Yotai Refractories Co., Ltd. (‘company’) primarily manufactures refractories, which is an indispensable basic material in the steel, chemical, cement, glass, and other high heat industries.
The company operates two segments: a) manufacturing of refractories (85-90% of sales based out of four factories in Japan), and b) engineering, which is the design and construction of kilns that meet the demand of refractory customers (based out of one subsidiary in China).
The company’s primary customer is the steel industry, which has been sluggish lately. This adversity was exacerbated by pandemic-related restrictions. Further, there were large increases in the price of raw materials sourced from China. Moreover, competition in the industry is fierce and intensifying.
It reported TTM sales (to September 2020) of 24.1b yen (FY 2019: 27.9b), ebitda of 4b yen (2019: 5.9b yen), and net profits of 2.2b yen (2019: 3.6b yen). Recent free cash flows were good at 5bn yen.
The financial position is strong with net cash of 9.6b yen and very strong current and liquid asset ratios. Adding in investment securities of 1.7b yen at market value (mostly Japanese stocks), the net current asset value is 22.3b yen.
The stock is selling for 18.5b yen – a 17% discount to the above minimum liquidation value, and 8.4x depressed ttm earnings or 5.1x 2019 earnings.
Dividend payouts are meagre with ttm dividends at 352m yen – a laughable 3.7% of the cash balance.

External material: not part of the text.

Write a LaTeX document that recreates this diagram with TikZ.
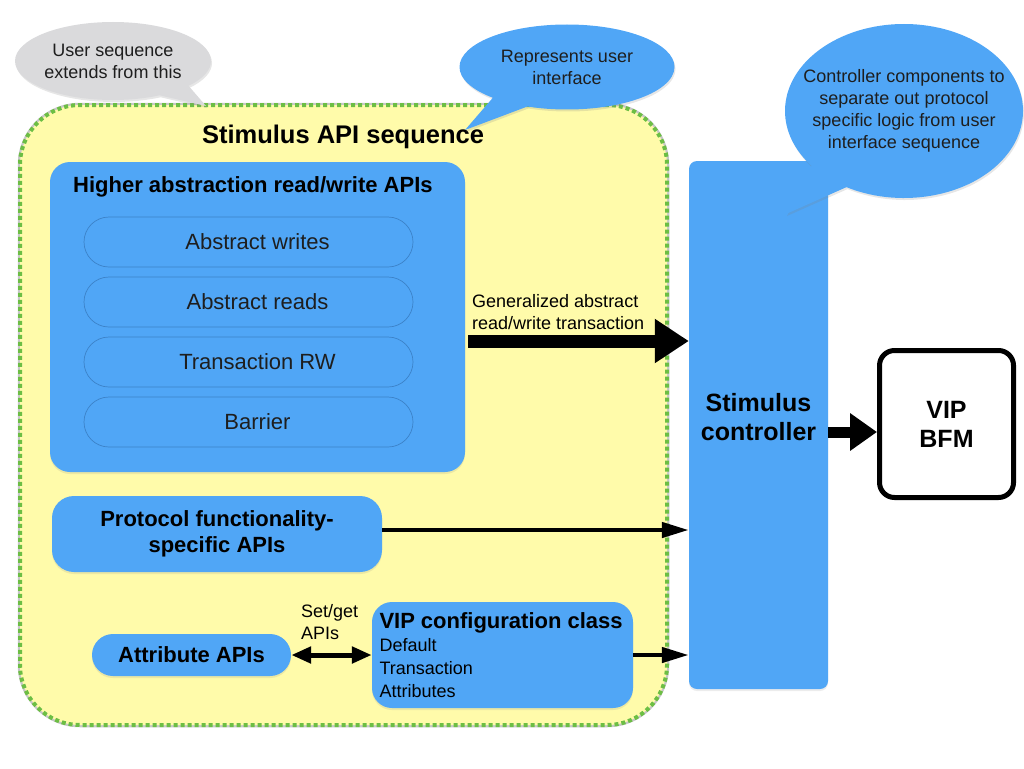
\documentclass[tikz,border=0pt]{standalone}
\usepackage{fontspec}
\setmainfont{Liberation Sans}
\usetikzlibrary{arrows.meta,shapes.callouts,shadows}

\definecolor{apiblue}{RGB}{80,166,246}
\definecolor{pilledge}{RGB}{60,130,200}
\definecolor{seqyellow}{RGB}{255,251,170}
\definecolor{dotgreen}{RGB}{108,190,68}
\definecolor{notegray}{RGB}{218,218,220}
\definecolor{inkgray}{RGB}{30,30,30}

\newcommand\txtsmall{\fontsize{18}{22}\selectfont}
\newcommand\txtmid{\fontsize{22}{26}\selectfont}
\newcommand\txtbig{\fontsize{25}{29}\selectfont}

\begin{document}
\begin{tikzpicture}[x=1pt,y=-1pt,
    box/.style={fill=apiblue,rounded corners=20pt,inner sep=0pt,
      drop shadow={opacity=0.15,shadow xshift=0pt,shadow yshift=-2pt}},
    pill/.style={fill=apiblue,draw=pilledge,line width=0.7pt,rounded corners=25pt,
      minimum width=329pt,minimum height=50pt,font=\txtmid,text=inkgray},
    note/.style={ellipse callout,callout pointer arc=22,inner sep=0pt,
      drop shadow={opacity=0.2,shadow xshift=1pt,shadow yshift=-2pt}},
    notetext/.style={font=\txtsmall,align=center,text=inkgray,inner sep=0pt},
    bigarrow/.style={line width=13pt,-{Triangle[length=34pt,width=42pt]}},
    midarrow/.style={line width=11pt,-{Triangle[length=27pt,width=36pt]}},
    thinarrow/.style={line width=4.5pt,-{Triangle[length=27pt,width=15pt]}},
    dblarrow/.style={line width=5pt,{Triangle[length=20pt,width=16pt]}-{Triangle[length=20pt,width=16pt]}},
  ]
  \useasboundingbox (0,0) rectangle (1024,768);

  %% sequence area
  \node[fill=seqyellow,rounded corners=60pt,minimum width=647pt,minimum height=620pt,
    preaction={draw=black!22,solid,line width=4.5pt},
    draw=dotgreen,line width=4pt,dash pattern=on 4pt off 3pt] (seq) at (343.5,415) {};
  \node[font=\fontsize{25.5}{29}\selectfont\bfseries] (seqtitle) at (343,137) {Stimulus API sequence};

  %% higher abstraction APIs
  \node[box,minimum width=415pt,minimum height=310pt] (hier) at (257.5,317) {};
  \node[font=\txtmid\bfseries,anchor=west,inner sep=0pt] (hiertitle) at (73,187)
    {Higher abstraction read/write APIs};
  \foreach \y/\name/\txt in {242/wr/Abstract writes,302/rd/Abstract reads,
      362/trw/Transaction RW,422/bar/Barrier}
    \node[pill] (\name) at (248.5,\y) {\hspace*{18pt}\txt};

  %% other APIs
  \node[box,rounded corners=22pt,minimum width=330pt,minimum height=76pt,
    font=\txtmid\bfseries,align=center] (proto) at (217,534)
    {Protocol functionality-\\specific APIs};
  \node[box,rounded corners=21pt,minimum width=199pt,minimum height=42pt,
    font=\txtmid\bfseries] (attr) at (191.5,655) {Attribute APIs};
  \node[box,minimum width=261pt,minimum height=106pt,text width=246pt,align=left,
    font=\fontsize{18}{23}\selectfont] (cfg) at (502.5,655)
    {{\txtmid\bfseries VIP configuration class}\\Default\\Transaction\\Attributes};
  \node[font=\txtsmall,align=left,anchor=west,inner sep=0pt] (setget) at (301,622)
    {Set/get\\APIs};

  %% controller and BFM
  \node[box,rounded corners=8pt,minimum width=139pt,minimum height=528pt] (ctrl) at (758.5,425) {};
  \node[font=\txtbig\bfseries,align=center,inner sep=0pt] (ctrltitle) at (758.5,417)
    {Stimulus\\controller};
  \node[fill=white,draw=black,line width=5pt,rounded corners=15pt,minimum width=134pt,
    minimum height=147pt,font=\txtbig\bfseries,align=center,
    drop shadow={opacity=0.2,shadow xshift=1pt,shadow yshift=-2pt}] (bfm) at (946.5,424) {VIP\\BFM};

  %% arrows
  \coordinate (rw) at (0,341);
  \coordinate (pr) at (0,530);
  \coordinate (bf) at (0,432);
  \draw[bigarrow,shorten <=3pt] (hier.east |- rw) -- (ctrl.west |- rw);
  \node[font=\txtsmall,align=left,anchor=west,inner sep=0pt] (rwlabel) at (472,312)
    {Generalized abstract\\read/write transaction};
  \draw[thinarrow] (proto.east |- pr) -- (ctrl.west |- pr);
  \draw[thinarrow] (cfg.east) -- (cfg.east -| ctrl.west);
  \draw[dblarrow] (attr.east) -- (cfg.west);
  \draw[midarrow] (ctrl.east |- bf) -- (bfm.west |- bf);

  %% callouts
  \node[note,fill=notegray,minimum width=196pt,minimum height=78pt,
    callout absolute pointer={(206,106)}] (usernote) at (113,61) {};
  \node[notetext] (usertext) at (usernote.center) {User sequence\\extends from this};
  \node[note,fill=apiblue,minimum width=215pt,minimum height=85pt,
    callout absolute pointer={(465,130)}] (uinote) at (567,67) {};
  \node[notetext] (uitext) at (uinote.center) {Represents user\\interface};
  \node[note,fill=apiblue,minimum width=238pt,minimum height=174pt,
    callout absolute pointer={(786,214)}] (ctrlnote) at (904,111) {};
  \node[notetext] (ctrltext) at (ctrlnote.center)
    {Controller components to\\separate out protocol\\specific logic from user\\interface sequence};
\end{tikzpicture}
\end{document}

There were repurchases in the last year of 130m yen – but the total shareholder yield amounts to a measly 2.6% at market.
Even after accounting for the planned capital expenditure of 500m yen on two more factories in Japan, the cash balance is clearly excessive and management ought to pay out more to shareholders. However, 10%+ returns on tangible assets promises some comfort to minority shareholders in case of further related capital expenditures.
Though the outlook is bleak, the company operates in a basic industry, and is likely to continue earning over the long future pretty much as before. Prospective investors aren’t taking much of a risk buying stock at the current price, which appears to provide an adequate safety margin to absorb future shocks.